GIVEN INSTRUCTION: Reproduce every entry below precisely. Pictures are excluded from the copy.

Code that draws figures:

<<<<

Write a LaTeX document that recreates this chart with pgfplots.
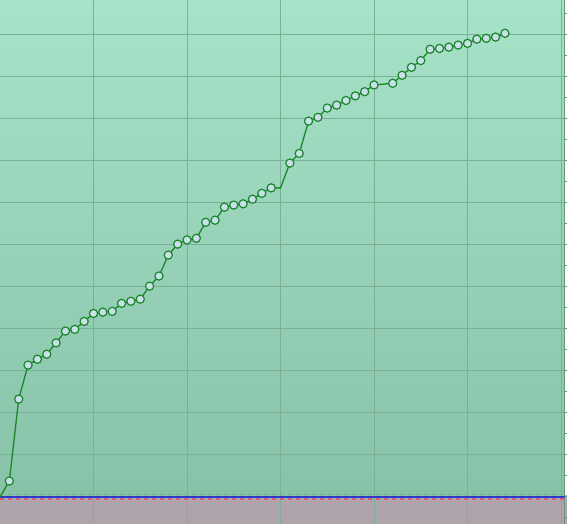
\documentclass[border=0pt]{standalone}
\usepackage{pgfplots}
\usepackage{pgfplotstable}
\pgfplotsset{compat=1.18}
\definecolor{bgtop}{RGB}{167,227,201}
\definecolor{bgbot}{RGB}{134,192,166}
\definecolor{mauve}{RGB}{175,163,172}
\definecolor{gridc}{RGB}{122,176,149}
\definecolor{linec}{RGB}{28,134,44}
\definecolor{markfill}{RGB}{200,224,232}
\definecolor{axc}{RGB}{104,148,126}
\definecolor{gdash}{RGB}{96,200,86}
\definecolor{rdash}{RGB}{222,92,112}
\definecolor{bline}{RGB}{48,58,196}
\definecolor{band}{RGB}{150,182,196}

\pgfplotstableread{
x y
0 0.0
1 3.8
2 23.3
3 31.4
4 32.8
5 34.0
6 36.7
7 39.5
8 39.9
9 41.8
10 43.7
11 44.0
12 44.2
13 46.1
14 46.6
15 47.1
16 50.2
17 52.6
18 57.6
19 60.2
20 61.2
21 61.6
22 65.4
23 65.9
24 69.0
25 69.5
26 69.8
27 70.9
28 72.3
29 73.6
30 73.6
31 79.5
32 81.8
33 89.5
34 90.4
35 92.6
36 93.3
37 94.4
38 95.5
39 96.5
40 98.1
42 98.5
43 100.4
44 102.3
45 103.9
46 106.6
47 106.8
48 107.1
49 107.6
50 108.0
51 109.0
52 109.2
53 109.5
54 110.4
}\datatable

\begin{document}
\begin{tikzpicture}
\begin{axis}[
  set layers,
  scale only axis,
  width=282.25pt, height=262pt,
  xmin=0, xmax=60.37,
  ymin=-6.43, ymax=118.33,
  axis x line*=bottom,
  axis y line*=right,
  x axis line style={draw=none},
  y axis line style={draw=axc, line width=0.75pt},
  xtick={10,20,...,60},
  xticklabels={},
  xtick style={draw=none},
  ytick={-10,0,...,120},
  minor ytick={-5,5,...,115},
  yticklabels={},
  tick align=outside,
  major tick length=1.5pt,
  minor tick length=1.5pt,
  ytick style={draw=axc, line width=0.5pt},
  minor tick style={draw=axc, line width=0.5pt},
  xmajorgrids, ymajorgrids,
  grid style={draw=gridc, line width=0.5pt},
  clip=true,
]
\begin{pgfonlayer}{axis background}
\fill[top color=bgtop, bottom color=bgbot] (rel axis cs:0,0) rectangle (rel axis cs:1,1);
\fill[mauve] (axis cs:0,-10) rectangle (axis cs:62,0);
\fill[band] (axis cs:0,-0.5) rectangle (axis cs:62,0.5);
\end{pgfonlayer}
\addplot[draw=gdash, line width=0.6pt, dash pattern=on 2pt off 2pt, forget plot] coordinates {(0,0.5) (62,0.5)};
\addplot[draw=rdash, line width=0.6pt, dash pattern=on 2pt off 2pt, forget plot] coordinates {(0,-0.5) (62,-0.5)};
\addplot[draw=bline, line width=0.7pt, forget plot] coordinates {(0,0) (62,0)};
\addplot[draw=linec, line width=0.65pt, mark=none] table[x=x, y=y] {\datatable};
\addplot[only marks, mark=*, mark size=2.05pt,
  mark options={fill=markfill, draw=linec, line width=0.6pt},
  skip coords between index={0}{1},
  skip coords between index={30}{31}] table[x=x, y=y] {\datatable};
\end{axis}
\pgfresetboundingbox
\path (0,0) rectangle (283.5pt,262pt);
\end{tikzpicture}
\end{document}
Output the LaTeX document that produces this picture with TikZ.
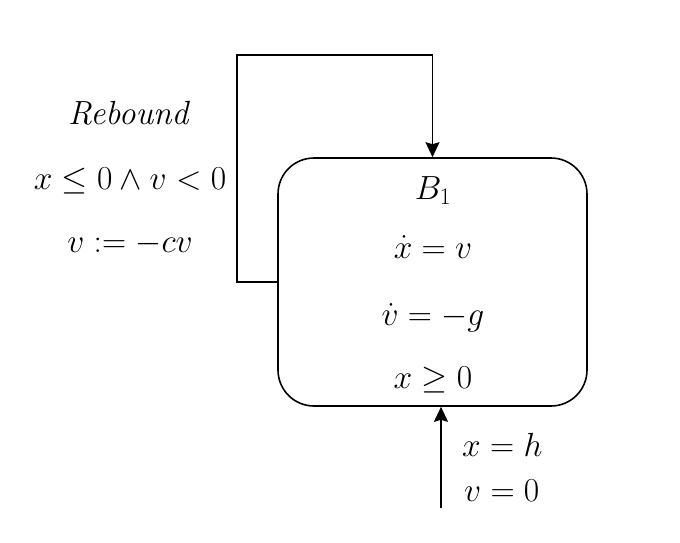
\RequirePackage{fix-cm}
\documentclass[tikz,border=0pt]{standalone}
\usetikzlibrary{arrows.meta}
\begin{document}
\begin{tikzpicture}[x=1pt,y=-1pt,
  every node/.style={font=\fontsize{33.5}{40}\selectfont, inner sep=0pt},
  loc/.style={draw, line width=1.6pt, rounded corners=36pt, minimum width=309pt, minimum height=248pt},
  edge/.style={line width=1.6pt},
  arr/.style={edge, -{Stealth[length=15pt,width=14pt,inset=2pt]}},
  lbl/.style={anchor=base}]
\useasboundingbox (0,0) rectangle (680,543);
\node[loc] (b1) at (432.5,282) {};
\node[lbl] (name) at (433,199) {$B_1$};
\node[lbl] (f1) at (433,258) {$\dot{x} = v$};
\node[lbl] (f2) at (433,325) {$\dot{v} = -g$};
\node[lbl] (inv) at (433,388) {$x \geq 0$};
\node[lbl] (rb) at (130,124) {$\mathit{Rebound}$};
\node[lbl] (guard) at (130,189) {$x \leq 0 \land v < 0$};
\node[lbl] (reset) at (130,252) {$v := -cv$};
\coordinate (turn) at (237,282);
\coordinate (top) at (237,55);
\draw[arr] (b1.west) -- (turn) -- (top) -| (b1.north);
\coordinate (init) at (441,508);
\draw[arr] (init) -- (init |- b1.south);
\node[anchor=base west] (i1) at (462,456) {$x = h$};
\node[anchor=base west] (i2) at (464,501) {$v = 0$};
\end{tikzpicture}
\end{document}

>>>>

RESPONSE TO THIS TASK:
Write a LaTeX document that recreates this chart with pgfplots.
\documentclass[border=0pt]{standalone}
\usepackage{pgfplots}
\usepackage{pgfplotstable}
\pgfplotsset{compat=1.18}
\definecolor{bgtop}{RGB}{167,227,201}
\definecolor{bgbot}{RGB}{134,192,166}
\definecolor{mauve}{RGB}{175,163,172}
\definecolor{gridc}{RGB}{122,176,149}
\definecolor{linec}{RGB}{28,134,44}
\definecolor{markfill}{RGB}{200,224,232}
\definecolor{axc}{RGB}{104,148,126}
\definecolor{gdash}{RGB}{96,200,86}
\definecolor{rdash}{RGB}{222,92,112}
\definecolor{bline}{RGB}{48,58,196}
\definecolor{band}{RGB}{150,182,196}

\pgfplotstableread{
x y
0 0.0
1 3.8
2 23.3
3 31.4
4 32.8
5 34.0
6 36.7
7 39.5
8 39.9
9 41.8
10 43.7
11 44.0
12 44.2
13 46.1
14 46.6
15 47.1
16 50.2
17 52.6
18 57.6
19 60.2
20 61.2
21 61.6
22 65.4
23 65.9
24 69.0
25 69.5
26 69.8
27 70.9
28 72.3
29 73.6
30 73.6
31 79.5
32 81.8
33 89.5
34 90.4
35 92.6
36 93.3
37 94.4
38 95.5
39 96.5
40 98.1
42 98.5
43 100.4
44 102.3
45 103.9
46 106.6
47 106.8
48 107.1
49 107.6
50 108.0
51 109.0
52 109.2
53 109.5
54 110.4
}\datatable

\begin{document}
\begin{tikzpicture}
\begin{axis}[
  set layers,
  scale only axis,
  width=282.25pt, height=262pt,
  xmin=0, xmax=60.37,
  ymin=-6.43, ymax=118.33,
  axis x line*=bottom,
  axis y line*=right,
  x axis line style={draw=none},
  y axis line style={draw=axc, line width=0.75pt},
  xtick={10,20,...,60},
  xticklabels={},
  xtick style={draw=none},
  ytick={-10,0,...,120},
  minor ytick={-5,5,...,115},
  yticklabels={},
  tick align=outside,
  major tick length=1.5pt,
  minor tick length=1.5pt,
  ytick style={draw=axc, line width=0.5pt},
  minor tick style={draw=axc, line width=0.5pt},
  xmajorgrids, ymajorgrids,
  grid style={draw=gridc, line width=0.5pt},
  clip=true,
]
\begin{pgfonlayer}{axis background}
\fill[top color=bgtop, bottom color=bgbot] (rel axis cs:0,0) rectangle (rel axis cs:1,1);
\fill[mauve] (axis cs:0,-10) rectangle (axis cs:62,0);
\fill[band] (axis cs:0,-0.5) rectangle (axis cs:62,0.5);
\end{pgfonlayer}
\addplot[draw=gdash, line width=0.6pt, dash pattern=on 2pt off 2pt, forget plot] coordinates {(0,0.5) (62,0.5)};
\addplot[draw=rdash, line width=0.6pt, dash pattern=on 2pt off 2pt, forget plot] coordinates {(0,-0.5) (62,-0.5)};
\addplot[draw=bline, line width=0.7pt, forget plot] coordinates {(0,0) (62,0)};
\addplot[draw=linec, line width=0.65pt, mark=none] table[x=x, y=y] {\datatable};
\addplot[only marks, mark=*, mark size=2.05pt,
  mark options={fill=markfill, draw=linec, line width=0.6pt},
  skip coords between index={0}{1},
  skip coords between index={30}{31}] table[x=x, y=y] {\datatable};
\end{axis}
\pgfresetboundingbox
\path (0,0) rectangle (283.5pt,262pt);
\end{tikzpicture}
\end{document}
Output the LaTeX document that produces this picture with TikZ.
\RequirePackage{fix-cm}
\documentclass[tikz,border=0pt]{standalone}
\usetikzlibrary{arrows.meta}
\begin{document}
\begin{tikzpicture}[x=1pt,y=-1pt,
  every node/.style={font=\fontsize{33.5}{40}\selectfont, inner sep=0pt},
  loc/.style={draw, line width=1.6pt, rounded corners=36pt, minimum width=309pt, minimum height=248pt},
  edge/.style={line width=1.6pt},
  arr/.style={edge, -{Stealth[length=15pt,width=14pt,inset=2pt]}},
  lbl/.style={anchor=base}]
\useasboundingbox (0,0) rectangle (680,543);
\node[loc] (b1) at (432.5,282) {};
\node[lbl] (name) at (433,199) {$B_1$};
\node[lbl] (f1) at (433,258) {$\dot{x} = v$};
\node[lbl] (f2) at (433,325) {$\dot{v} = -g$};
\node[lbl] (inv) at (433,388) {$x \geq 0$};
\node[lbl] (rb) at (130,124) {$\mathit{Rebound}$};
\node[lbl] (guard) at (130,189) {$x \leq 0 \land v < 0$};
\node[lbl] (reset) at (130,252) {$v := -cv$};
\coordinate (turn) at (237,282);
\coordinate (top) at (237,55);
\draw[arr] (b1.west) -- (turn) -- (top) -| (b1.north);
\coordinate (init) at (441,508);
\draw[arr] (init) -- (init |- b1.south);
\node[anchor=base west] (i1) at (462,456) {$x = h$};
\node[anchor=base west] (i2) at (464,501) {$v = 0$};
\end{tikzpicture}
\end{document}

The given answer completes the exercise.